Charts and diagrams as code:
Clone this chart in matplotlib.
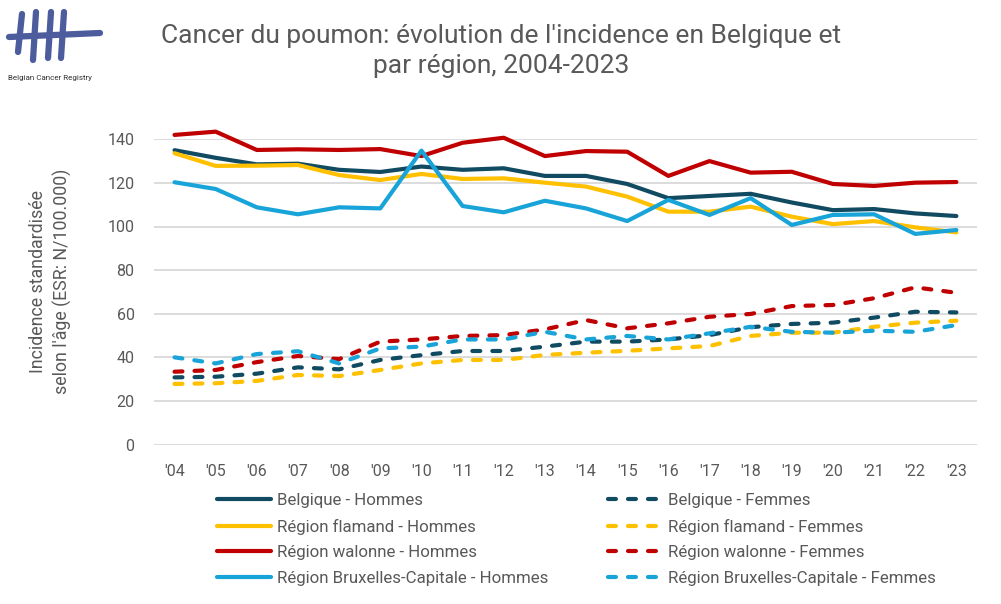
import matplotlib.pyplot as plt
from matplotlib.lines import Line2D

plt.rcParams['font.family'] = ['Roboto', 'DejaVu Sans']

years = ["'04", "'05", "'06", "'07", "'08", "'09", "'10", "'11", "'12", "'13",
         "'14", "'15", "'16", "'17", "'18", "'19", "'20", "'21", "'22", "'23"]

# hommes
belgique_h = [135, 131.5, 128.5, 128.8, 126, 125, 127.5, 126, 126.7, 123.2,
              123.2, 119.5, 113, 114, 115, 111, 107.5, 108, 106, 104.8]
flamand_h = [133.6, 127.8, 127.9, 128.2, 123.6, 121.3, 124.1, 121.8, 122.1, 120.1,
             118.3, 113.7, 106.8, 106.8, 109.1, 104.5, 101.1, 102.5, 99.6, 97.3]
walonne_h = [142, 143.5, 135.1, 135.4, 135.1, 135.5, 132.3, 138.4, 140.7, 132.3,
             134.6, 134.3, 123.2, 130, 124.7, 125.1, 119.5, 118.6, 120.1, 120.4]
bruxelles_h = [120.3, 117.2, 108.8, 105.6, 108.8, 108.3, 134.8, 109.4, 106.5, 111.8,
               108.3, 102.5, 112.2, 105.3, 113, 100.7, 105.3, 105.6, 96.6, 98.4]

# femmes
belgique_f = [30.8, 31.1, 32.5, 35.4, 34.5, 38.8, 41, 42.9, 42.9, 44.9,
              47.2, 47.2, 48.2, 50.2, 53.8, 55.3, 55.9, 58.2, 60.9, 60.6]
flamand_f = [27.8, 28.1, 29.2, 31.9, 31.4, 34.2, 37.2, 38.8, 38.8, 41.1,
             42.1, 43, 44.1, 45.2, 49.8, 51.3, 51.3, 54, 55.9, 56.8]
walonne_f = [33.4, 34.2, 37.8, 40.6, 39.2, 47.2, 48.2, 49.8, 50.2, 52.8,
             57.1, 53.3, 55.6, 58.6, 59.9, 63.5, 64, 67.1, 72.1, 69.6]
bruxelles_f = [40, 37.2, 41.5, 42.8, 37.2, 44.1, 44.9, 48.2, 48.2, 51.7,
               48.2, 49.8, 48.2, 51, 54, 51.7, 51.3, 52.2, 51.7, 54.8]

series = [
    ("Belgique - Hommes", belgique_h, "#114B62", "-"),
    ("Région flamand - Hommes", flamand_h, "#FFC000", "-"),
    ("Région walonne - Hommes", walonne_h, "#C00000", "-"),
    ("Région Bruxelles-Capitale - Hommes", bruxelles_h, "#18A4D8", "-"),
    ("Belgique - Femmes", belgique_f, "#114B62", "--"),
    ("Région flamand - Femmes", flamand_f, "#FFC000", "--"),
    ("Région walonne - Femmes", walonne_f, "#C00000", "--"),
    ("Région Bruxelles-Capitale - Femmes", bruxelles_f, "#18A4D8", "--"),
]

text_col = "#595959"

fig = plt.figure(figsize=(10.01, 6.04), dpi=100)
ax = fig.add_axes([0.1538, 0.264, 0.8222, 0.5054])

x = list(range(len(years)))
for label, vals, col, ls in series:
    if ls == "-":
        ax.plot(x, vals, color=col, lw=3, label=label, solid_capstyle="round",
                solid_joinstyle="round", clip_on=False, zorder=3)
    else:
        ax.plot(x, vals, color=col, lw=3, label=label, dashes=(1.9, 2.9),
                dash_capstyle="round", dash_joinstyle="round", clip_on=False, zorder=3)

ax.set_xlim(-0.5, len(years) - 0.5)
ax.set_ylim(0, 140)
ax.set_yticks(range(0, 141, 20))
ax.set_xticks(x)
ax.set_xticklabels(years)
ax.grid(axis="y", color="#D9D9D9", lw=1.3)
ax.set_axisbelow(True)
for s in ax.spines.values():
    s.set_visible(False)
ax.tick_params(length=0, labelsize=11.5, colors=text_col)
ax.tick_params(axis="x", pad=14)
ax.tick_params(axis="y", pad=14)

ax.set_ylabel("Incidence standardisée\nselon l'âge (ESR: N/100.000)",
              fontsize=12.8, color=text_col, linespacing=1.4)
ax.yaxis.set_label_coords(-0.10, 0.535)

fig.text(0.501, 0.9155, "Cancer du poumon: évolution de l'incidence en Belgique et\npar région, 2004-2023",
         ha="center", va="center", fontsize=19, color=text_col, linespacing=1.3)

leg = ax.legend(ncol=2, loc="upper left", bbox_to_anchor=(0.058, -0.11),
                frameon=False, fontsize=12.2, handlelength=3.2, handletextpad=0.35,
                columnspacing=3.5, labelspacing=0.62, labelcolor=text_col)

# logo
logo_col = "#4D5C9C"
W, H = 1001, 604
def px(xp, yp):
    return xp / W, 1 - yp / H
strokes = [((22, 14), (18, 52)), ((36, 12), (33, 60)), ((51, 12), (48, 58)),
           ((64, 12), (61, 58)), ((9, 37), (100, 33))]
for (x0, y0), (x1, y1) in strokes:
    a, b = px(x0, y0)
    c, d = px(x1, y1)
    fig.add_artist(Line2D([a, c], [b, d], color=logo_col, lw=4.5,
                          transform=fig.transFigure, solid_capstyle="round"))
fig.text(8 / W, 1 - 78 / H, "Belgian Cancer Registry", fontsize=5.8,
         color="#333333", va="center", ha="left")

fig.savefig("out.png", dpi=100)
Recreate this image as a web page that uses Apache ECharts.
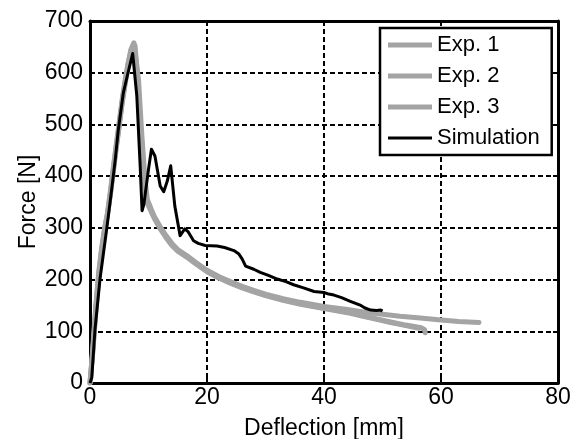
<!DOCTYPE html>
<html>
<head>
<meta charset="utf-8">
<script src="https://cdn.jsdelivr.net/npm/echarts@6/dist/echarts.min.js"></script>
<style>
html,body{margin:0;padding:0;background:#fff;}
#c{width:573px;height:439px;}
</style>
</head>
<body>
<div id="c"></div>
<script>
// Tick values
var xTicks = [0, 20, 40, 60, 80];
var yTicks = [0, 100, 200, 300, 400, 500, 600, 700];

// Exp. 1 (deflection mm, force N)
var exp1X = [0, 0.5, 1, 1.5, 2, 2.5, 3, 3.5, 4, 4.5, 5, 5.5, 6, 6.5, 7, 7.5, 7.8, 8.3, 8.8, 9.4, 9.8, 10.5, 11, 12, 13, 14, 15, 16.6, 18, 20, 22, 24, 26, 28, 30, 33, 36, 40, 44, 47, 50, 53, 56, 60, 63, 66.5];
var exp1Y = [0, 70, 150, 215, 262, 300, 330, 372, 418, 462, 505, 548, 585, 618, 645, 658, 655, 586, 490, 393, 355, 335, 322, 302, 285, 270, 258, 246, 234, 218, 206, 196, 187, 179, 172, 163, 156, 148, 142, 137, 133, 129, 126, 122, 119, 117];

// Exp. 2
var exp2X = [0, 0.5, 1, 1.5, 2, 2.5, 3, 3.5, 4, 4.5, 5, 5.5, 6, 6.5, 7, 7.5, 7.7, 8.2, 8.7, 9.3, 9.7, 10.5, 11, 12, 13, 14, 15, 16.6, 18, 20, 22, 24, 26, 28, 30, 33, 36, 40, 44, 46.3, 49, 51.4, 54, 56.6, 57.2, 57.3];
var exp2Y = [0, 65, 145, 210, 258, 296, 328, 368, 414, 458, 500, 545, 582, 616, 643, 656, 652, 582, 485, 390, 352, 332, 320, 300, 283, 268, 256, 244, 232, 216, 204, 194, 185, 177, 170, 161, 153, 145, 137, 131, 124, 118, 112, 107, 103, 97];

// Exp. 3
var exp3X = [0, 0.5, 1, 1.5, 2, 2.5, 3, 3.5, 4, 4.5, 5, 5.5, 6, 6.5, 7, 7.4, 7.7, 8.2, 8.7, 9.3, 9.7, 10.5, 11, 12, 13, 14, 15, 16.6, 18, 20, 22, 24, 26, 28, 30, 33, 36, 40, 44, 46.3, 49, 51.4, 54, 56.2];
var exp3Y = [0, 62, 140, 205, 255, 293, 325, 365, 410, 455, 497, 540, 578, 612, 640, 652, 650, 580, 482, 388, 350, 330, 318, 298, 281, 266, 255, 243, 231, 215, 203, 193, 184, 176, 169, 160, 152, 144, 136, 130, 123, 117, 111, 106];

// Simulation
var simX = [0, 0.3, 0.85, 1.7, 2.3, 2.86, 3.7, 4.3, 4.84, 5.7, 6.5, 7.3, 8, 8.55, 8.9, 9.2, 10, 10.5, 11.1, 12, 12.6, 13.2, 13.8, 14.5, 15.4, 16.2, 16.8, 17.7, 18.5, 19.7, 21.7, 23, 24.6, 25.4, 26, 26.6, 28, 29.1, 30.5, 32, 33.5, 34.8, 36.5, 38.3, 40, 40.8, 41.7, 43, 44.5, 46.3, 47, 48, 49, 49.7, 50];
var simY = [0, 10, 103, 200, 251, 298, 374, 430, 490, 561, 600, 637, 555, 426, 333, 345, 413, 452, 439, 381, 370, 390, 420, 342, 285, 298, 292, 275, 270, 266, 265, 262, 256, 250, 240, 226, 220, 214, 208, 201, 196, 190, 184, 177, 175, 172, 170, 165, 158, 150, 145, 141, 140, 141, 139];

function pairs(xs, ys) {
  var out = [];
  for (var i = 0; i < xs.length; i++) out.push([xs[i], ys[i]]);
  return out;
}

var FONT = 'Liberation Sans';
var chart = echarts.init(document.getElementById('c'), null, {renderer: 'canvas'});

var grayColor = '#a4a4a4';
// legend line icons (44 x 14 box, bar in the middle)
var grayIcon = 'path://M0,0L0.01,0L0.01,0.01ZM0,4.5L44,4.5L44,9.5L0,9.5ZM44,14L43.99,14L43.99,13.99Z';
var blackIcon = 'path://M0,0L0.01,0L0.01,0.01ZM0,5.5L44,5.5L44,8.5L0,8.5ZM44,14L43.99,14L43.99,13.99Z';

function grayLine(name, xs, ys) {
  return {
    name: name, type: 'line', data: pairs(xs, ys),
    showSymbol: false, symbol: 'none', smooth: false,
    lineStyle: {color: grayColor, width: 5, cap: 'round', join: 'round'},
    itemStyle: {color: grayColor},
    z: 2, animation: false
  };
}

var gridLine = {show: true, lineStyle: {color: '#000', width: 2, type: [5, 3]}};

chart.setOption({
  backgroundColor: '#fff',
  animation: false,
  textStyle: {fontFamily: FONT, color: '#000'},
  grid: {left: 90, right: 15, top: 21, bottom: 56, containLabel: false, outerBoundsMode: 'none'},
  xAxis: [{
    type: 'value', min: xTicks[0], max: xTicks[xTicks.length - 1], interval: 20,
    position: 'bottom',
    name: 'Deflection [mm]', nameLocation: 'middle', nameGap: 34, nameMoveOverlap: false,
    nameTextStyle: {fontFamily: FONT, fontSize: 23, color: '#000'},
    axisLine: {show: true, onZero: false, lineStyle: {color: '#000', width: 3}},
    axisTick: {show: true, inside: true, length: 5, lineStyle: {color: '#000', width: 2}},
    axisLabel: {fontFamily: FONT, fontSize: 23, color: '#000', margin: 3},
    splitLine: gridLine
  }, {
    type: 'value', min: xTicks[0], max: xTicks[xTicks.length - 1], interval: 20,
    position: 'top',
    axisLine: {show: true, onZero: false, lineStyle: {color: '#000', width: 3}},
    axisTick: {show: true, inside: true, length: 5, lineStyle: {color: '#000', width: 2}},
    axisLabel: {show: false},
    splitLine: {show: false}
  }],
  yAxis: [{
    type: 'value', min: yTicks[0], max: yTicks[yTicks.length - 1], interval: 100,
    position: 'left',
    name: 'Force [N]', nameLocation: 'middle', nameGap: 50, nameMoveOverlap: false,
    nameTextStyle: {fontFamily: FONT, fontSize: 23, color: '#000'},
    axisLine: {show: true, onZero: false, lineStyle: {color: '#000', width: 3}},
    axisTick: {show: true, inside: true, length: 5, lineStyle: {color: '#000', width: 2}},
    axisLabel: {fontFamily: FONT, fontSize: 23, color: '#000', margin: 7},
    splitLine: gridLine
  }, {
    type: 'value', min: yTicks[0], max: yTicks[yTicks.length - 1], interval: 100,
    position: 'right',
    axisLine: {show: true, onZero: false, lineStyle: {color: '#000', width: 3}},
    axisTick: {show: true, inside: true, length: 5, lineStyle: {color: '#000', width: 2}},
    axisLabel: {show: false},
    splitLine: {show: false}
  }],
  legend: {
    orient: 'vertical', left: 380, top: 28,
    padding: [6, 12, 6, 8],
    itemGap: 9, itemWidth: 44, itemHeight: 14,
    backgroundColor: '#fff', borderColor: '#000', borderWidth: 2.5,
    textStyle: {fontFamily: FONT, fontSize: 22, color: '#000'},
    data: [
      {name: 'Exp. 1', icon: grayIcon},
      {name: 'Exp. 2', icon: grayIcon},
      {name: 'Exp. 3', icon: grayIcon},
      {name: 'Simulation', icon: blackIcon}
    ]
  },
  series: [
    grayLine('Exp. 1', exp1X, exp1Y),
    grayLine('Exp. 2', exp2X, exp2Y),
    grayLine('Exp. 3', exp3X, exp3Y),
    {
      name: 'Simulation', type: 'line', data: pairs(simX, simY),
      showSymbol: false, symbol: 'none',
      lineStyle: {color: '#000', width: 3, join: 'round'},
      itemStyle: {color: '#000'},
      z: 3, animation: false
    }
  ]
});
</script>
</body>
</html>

→ **PROMPT**:
Leave the pictures out, and restate exactly the lines from the start of the records through the one that contains "105.6, 96.6, 98.4]".

→ **EXERCISE RESULT**:
Clone this chart in matplotlib.
import matplotlib.pyplot as plt
from matplotlib.lines import Line2D

plt.rcParams['font.family'] = ['Roboto', 'DejaVu Sans']

years = ["'04", "'05", "'06", "'07", "'08", "'09", "'10", "'11", "'12", "'13",
         "'14", "'15", "'16", "'17", "'18", "'19", "'20", "'21", "'22", "'23"]

# hommes
belgique_h = [135, 131.5, 128.5, 128.8, 126, 125, 127.5, 126, 126.7, 123.2,
              123.2, 119.5, 113, 114, 115, 111, 107.5, 108, 106, 104.8]
flamand_h = [133.6, 127.8, 127.9, 128.2, 123.6, 121.3, 124.1, 121.8, 122.1, 120.1,
             118.3, 113.7, 106.8, 106.8, 109.1, 104.5, 101.1, 102.5, 99.6, 97.3]
walonne_h = [142, 143.5, 135.1, 135.4, 135.1, 135.5, 132.3, 138.4, 140.7, 132.3,
             134.6, 134.3, 123.2, 130, 124.7, 125.1, 119.5, 118.6, 120.1, 120.4]
bruxelles_h = [120.3, 117.2, 108.8, 105.6, 108.8, 108.3, 134.8, 109.4, 106.5, 111.8,
               108.3, 102.5, 112.2, 105.3, 113, 100.7, 105.3, 105.6, 96.6, 98.4]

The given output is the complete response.